The senior had been wearing a boot to relieve some of the pressure, but was not wearing it during Tuesday's practice.

While his teammates went through drills and game planned for Louisville, Lofton rode an exercise bike and later practiced free throw shooting.

Pearl said he expects Lofton to practice in Charlotte today, and "absolutely anticipates" him starting against Louisville.

"If we had a game (Tuesday) night, he would have played," Pearl added.

Tennessee blog Rocky Top Talk busts out a hoard of statistics that seem to suggest the Vols are primed for victory in Charlotte tomorrow night.

Tyler, JaJuan and Ramar Smith would like to let the world know that they are "Da Smith Boyz" and not "The Smith Brothers."

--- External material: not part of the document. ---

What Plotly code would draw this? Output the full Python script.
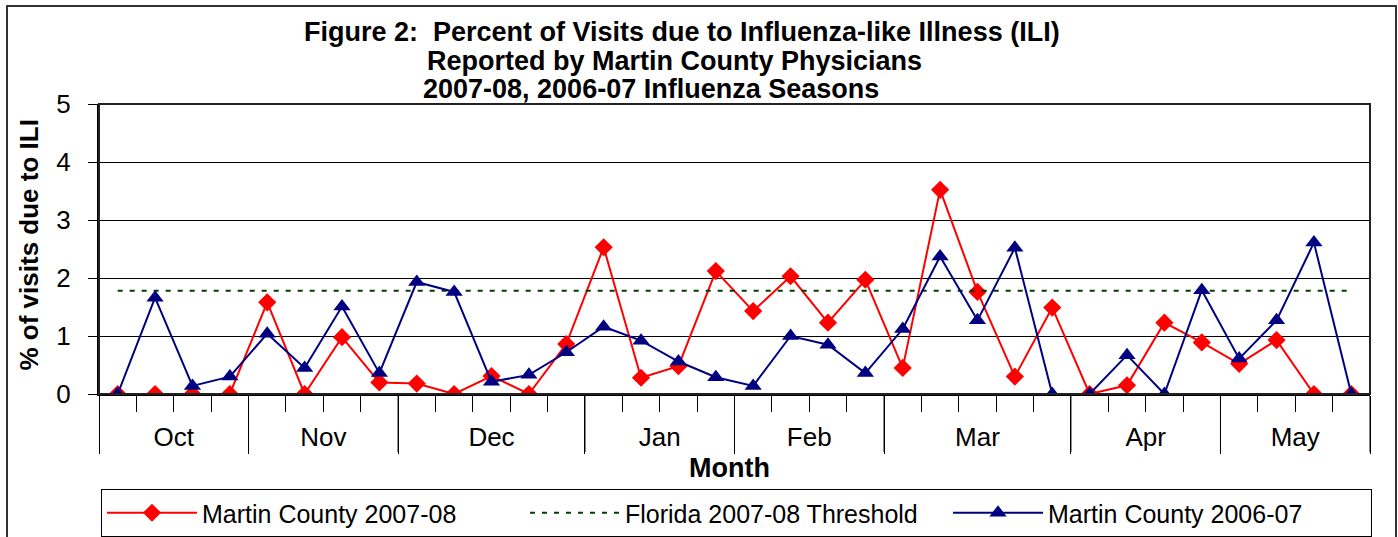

Louisville signee Samardo Samuels will be partaking in tonight's McDonald's All-American game, but he hasn't been too focused to ignore what the Cards have been doing in March so far.

Louisville's blowout win over Oklahoma on Sunday provided some fodder for future Cardinal Samardo Samuels from St. Benedict's Prep (Newark, N.J.) against future Sooner Willie Warren, a guard at North Crowley (Fort Worth, Texas).

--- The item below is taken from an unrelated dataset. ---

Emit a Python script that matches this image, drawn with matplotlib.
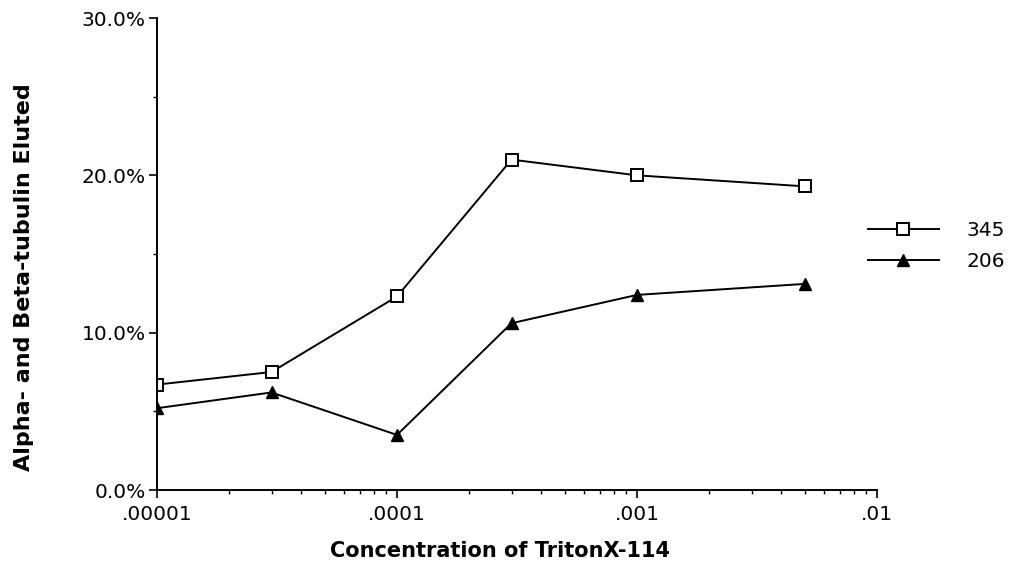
import matplotlib
matplotlib.use("Agg")
import matplotlib.pyplot as plt
from matplotlib.ticker import FixedLocator, FixedFormatter, LogLocator, NullFormatter, MultipleLocator

plt.rcParams['font.family'] = ['DejaVu Sans']

concentration = [1e-5, 3e-5, 1e-4, 3e-4, 1e-3, 5e-3]
series_345 = [6.7, 7.5, 12.3, 21.0, 20.0, 19.3]
series_206 = [5.2, 6.2, 3.5, 10.6, 12.4, 13.1]
x_ticks = [1e-5, 1e-4, 1e-3, 1e-2]
x_tick_labels = ['.00001', '.0001', '.001', '.01']
y_ticks = [0, 10, 20, 30]
y_tick_labels = ['0.0%', '10.0%', '20.0%', '30.0%']

fig = plt.figure(figsize=(10.09, 5.70), dpi=100)
ax = fig.add_axes([157/1009, 80/570, 720/1009, 472/570])

ax.plot(concentration, series_345, color='black', lw=1.4, marker='s', ms=9,
        mfc='white', mec='black', mew=1.4, label='345')
ax.plot(concentration, series_206, color='black', lw=1.4, marker='^', ms=9,
        mfc='black', mec='black', label='206')

ax.set_xscale('log')
ax.set_xlim(1e-5, 1e-2)
ax.set_ylim(0, 30)
ax.xaxis.set_major_locator(FixedLocator(x_ticks))
ax.xaxis.set_major_formatter(FixedFormatter(x_tick_labels))
ax.xaxis.set_minor_locator(LogLocator(base=10, subs=range(2, 10)))
ax.xaxis.set_minor_formatter(NullFormatter())
ax.yaxis.set_major_locator(FixedLocator(y_ticks))
ax.yaxis.set_major_formatter(FixedFormatter(y_tick_labels))
ax.yaxis.set_minor_locator(MultipleLocator(5))

for s in ['top', 'right']:
    ax.spines[s].set_visible(False)
for s in ['left', 'bottom']:
    ax.spines[s].set_linewidth(1.4)

ax.tick_params(axis='both', which='major', direction='out', length=6, width=1.2,
               labelsize=14.5, colors='black', pad=2)
ax.tick_params(axis='x', which='major', pad=5)
ax.tick_params(axis='both', which='minor', direction='out', length=3, width=1.0)

ax.set_xlabel('Concentration of TritonX-114', fontsize=15, fontweight='bold')
ax.xaxis.set_label_coords((500-157)/720, (490-541)/472)
ax.set_ylabel('Alpha- and Beta-tubulin Eluted', fontsize=16, fontweight='bold')
ax.yaxis.set_label_coords(-123/720, (490-277)/472)

leg = ax.legend(loc='center left', bbox_to_anchor=(693/720, (490-246)/472),
                frameon=False, fontsize=14.5, handlelength=3.5, handletextpad=1.4,
                labelspacing=0.6)

fig.savefig('out.png', dpi=100)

"I told Willie that wasn't even a game, that was a scrimmage," Samuels said with a laugh.

Samuels has also been in touch with Louisville coach Rick Pitino during the Cardinals' tourney run.

"I called coach P and got him fired up," Samuels said. "I told him this year is on them, but I've got them next year."

A comment like that might seem presumptuous if Samuels didn't have the game to back it up.  

Samardo Samuels- It will be fun to watch Samuels go toe to toe with B.J. Mullens of the West squad on Wednesday night. Quite frankly, he has dominated around the rim in every East practice against his thinner frontcourt big men. Other than one three-pointer in the first practice, I don't think I've seen Samuels score a bucket that was not a dunk. But don't be fooled. As a surprise contestant in the Three-point Shooting Contest on Monday, Samuels out shot a number of the guards in the contest. He told that he models his game after Carlos Boozer, and that is exactly the type of player who we expect him to develop into.

You want generic Louisville preview? I got generic Louisville preview. I'm a chameleon.

And just in case you'd forgotten, our head coach has been fairly successful on this stage before.

On the other hand, Pitino said he likes the possibilities for this team.

"Sometimes it doesn't show, because I think all coaches -- you watch so much film, are up so late and get so little sleep that you are beat -- but inside we are really excited," he said. "The first two rounds you can't have as much fun. ... But this is the Sweet 16. You are traveling there and playing all good teams."

Pitino probably has a little extra hop in his step because of his track record in the Sweet 16. He's 7-0, including five games at Kentucky.

The coach said he doesn't have a master plan for this time of the year and noted that, with the exception of his 1987 Final Four run at Providence, he has done everything basically the same every year.

His players know they have someone special on the bench.

"You don't get to five Final Fours and not know what you are doing," center David Padgett said. "Coach has been here before -- too many times. His mind-set doesn't appear to be too much different, but he knows how to get us focused."